In their conclusions, Spence and Wang admit the research still has some way to go and doesn’t yet include such important components of a wine’s structure as tannins, viscosity, oak, alcohol level (or the more nebulous “length” of the aftertaste or the effects of age). We are, in other words, some way off scientifically precise wine-and-music matches. In the meantime, I can confirm one thing from my own amateur “research”: drink enough white burgundy of an evening, and anything – even Simple Minds – starts to sound pretty good.

Viña Leyda Pinot Noir Reserva, Leyda, Chile 2014 (£9.75, Oddbins)

Oddbins suggests matching this superbly crafted Chilean pinot, with its racy freshness and delicious berry fruit, with Tom Jones and Cerys Matthews’s cover of Baby It’s Cold Outside, a reference both to the wine’s jaunty character and the “cool” Pacific-influenced climate of its origins.

AJ Adam Hofberg Kabinett, Mosel, Germany 2014 (£22.50, The Sampler)

Superb single-vineyard riesling from a rising star in Germany’s Mosel region.
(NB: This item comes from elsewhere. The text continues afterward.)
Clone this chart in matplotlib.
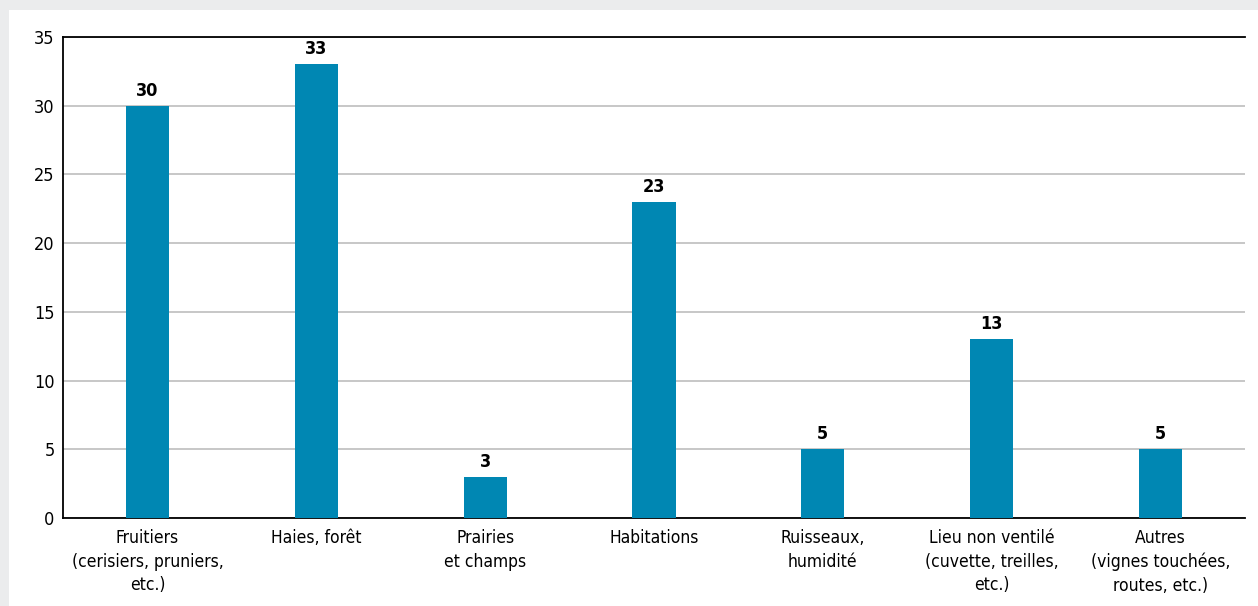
import matplotlib
matplotlib.use("Agg")
import matplotlib.pyplot as plt
from matplotlib.patches import Rectangle

categories = ["Fruitiers\n(cerisiers, pruniers,\netc.)", "Haies, forêt", "Prairies\net champs",
              "Habitations", "Ruisseaux,\nhumidité", "Lieu non ventilé\n(cuvette, treilles,\netc.)",
              "Autres\n(vignes touchées,\nroutes, etc.)"]
values = [30, 33, 3, 23, 5, 13, 5]
yticks = [0, 5, 10, 15, 20, 25, 30, 35]

plt.rcParams['font.family'] = ['DejaVu Sans']
plt.rcParams['font.stretch'] = 'condensed'

W, H = 1258, 606
fig = plt.figure(figsize=(W / 100, H / 100), dpi=100, facecolor="#ebeced")
# white panel behind the axes
fig.patches.append(Rectangle((9 / W, 0), 1 - 9 / W, 1 - 10 / H, transform=fig.transFigure,
                             facecolor="white", edgecolor="none", zorder=-10))

ax = fig.add_axes([63 / W, 1 - 518 / H, (1245 - 63) / W, (518 - 37) / H])
ax.set_facecolor("white")
x = range(len(values))
ax.bar(x, values, width=0.255, color="#0087b3", zorder=3)
for xi, v in zip(x, values):
    ax.text(xi, v + 0.45, str(v), ha="center", va="bottom", fontsize=13, fontweight="bold", zorder=4)

ax.set_xlim(-0.5, len(values) - 0.5)
ax.set_ylim(0, 35)
ax.set_yticks(yticks)
ax.set_xticks(list(x))
ax.set_xticklabels(categories, fontsize=12.5, linespacing=1.4)
ax.tick_params(axis="y", length=0, pad=6, labelsize=13)
ax.tick_params(axis="x", length=0, pad=8)
ax.grid(axis="y", color="#bdbdbd", linewidth=1.2, zorder=1)
for s in ["left", "bottom", "top"]:
    ax.spines[s].set_color("black")
    ax.spines[s].set_linewidth(1.3)
ax.spines["right"].set_visible(False)

fig.savefig("out.png", dpi=100, facecolor=fig.get_facecolor())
With its purity of fruit, dancing, incisive acidity, subtle sweetness and salty mineral kick, it’s one to match with some effervescent Mozart.

Fattoria San Lorenzo Verdicchio dei Castello di Jesi Di Gino, Italy 2014 (from £10.49, haywines.co.uk; smilinggrape.com; ottolenghi.co.uk; lescaves.co.uk)

The utterly brilliant (in both senses) dry white wines made by Natalino Crognaletti are, with their luminous fresh acidity, “high-pitched” in musical tone, with the long finish in this case bringing to mind a resonant sustained chord in something by minimalist composer Steve Reich.

Oddero Barolo 2011 (£23.99, Waitrose)

Oddero’s Barolo Vigne Rionda 2000 was matched with Kashmir and Whole Lotta Love at American chef Joe Bastianich’s famed Led Zeppelin dinner. The same producer’s more recent straight Barolo has some of the mix of power and high-toned prettiness to try that match at home – or you could just cook up a mushroom risotto instead.

Navajas Crianza Blanco Rioja 2013 (from £6.95, thewinesociety.com;

vincognito.co.uk)

If you want to approximate that match of savoury white burgundy with Simple Minds and scallops , but would rather not shell out £40, you could do worse than pick up this classy bargain of a white rioja, which has similarly savoury oaky flavours mixed with fresh apple fruit at a fraction of the price.

Marks & Spencer Dry Old Palo Cortado Sherry (£7.49, 37.5cl, M&S)

Very dry, nutty, salty and rich in umami with the tang of dried citrus this is an uncompromisingly intense and complex sherry for late-night sipping (maybe in lieu of whisky or cognac) accompanied by some fierce Andalucian flamenco music.